Picasso knew Fernand Crommelynck and had for a long time intended to illustrate this play. In the 1940s he had met the playwright’s son, Aldo, who was working in Roger Lacourière’s printing shop. In 1963, Aldo and his brother, Piero, opened their own atelier for engraving at Mougins; it was here that the large suites of engravings Picasso did in his last years were printed. And it was the “Éditions de l’Atelier Crommelynck” that published this album, in 1968, two years before Fernand Crommelynck’s death. To illustrate Le Cocu magnifique, Picasso created scenes with characters from his own personal mythology. Thus the cuckold, or “the horned one”, is associated with the Minotaur, or “bull man”; in his old age, his lasciviousness becomes a farce without being amusing. Picasso’s manner of staging Le Cocu magnifique, like Crommelynck’s is untrammeled and without repression.
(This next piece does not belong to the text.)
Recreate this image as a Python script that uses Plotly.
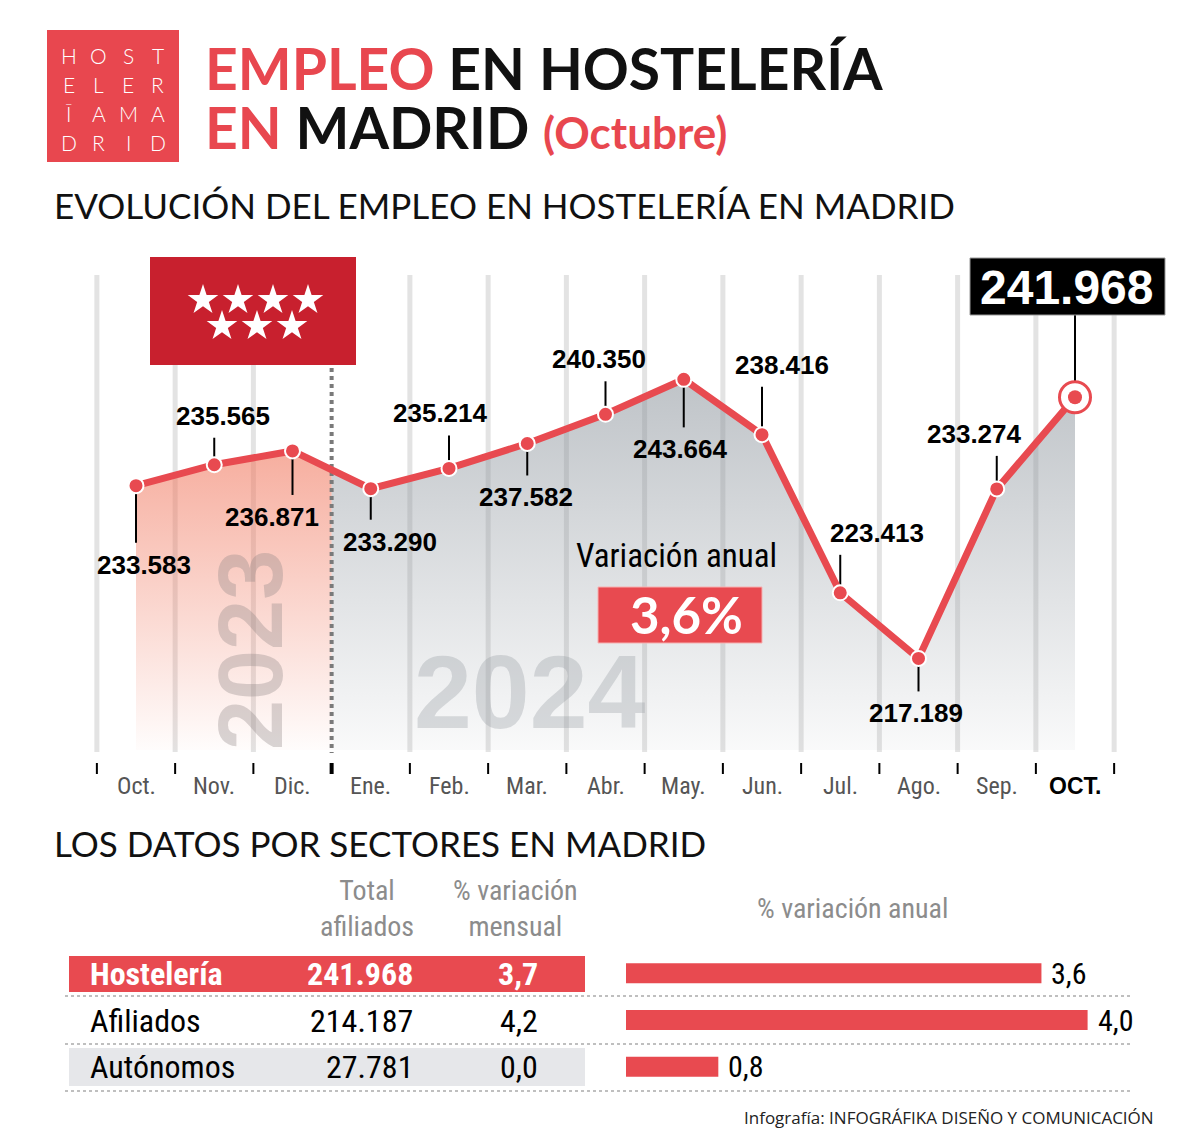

The twelve engravings -- four for each of the three acts -- are part of a series of about 65 which Picasso created between November 6th and December 19th, 1966.
Pablo Picasso is arguably the most discussed, exhibited, and influential artist of the 20th Century. Together with Georges Bracques, he founded the Cubist movement, and continued to dominate the trajectory of Modern art through his long life.
This work is part of a carefully curated selection by noted fine art expert Jennifer McCloskey, who was formerly affiliated with Doyle Gallery in New York and is now based in San Francisco. If you have questions about any of the works in this selection, please send an email to email@example.com.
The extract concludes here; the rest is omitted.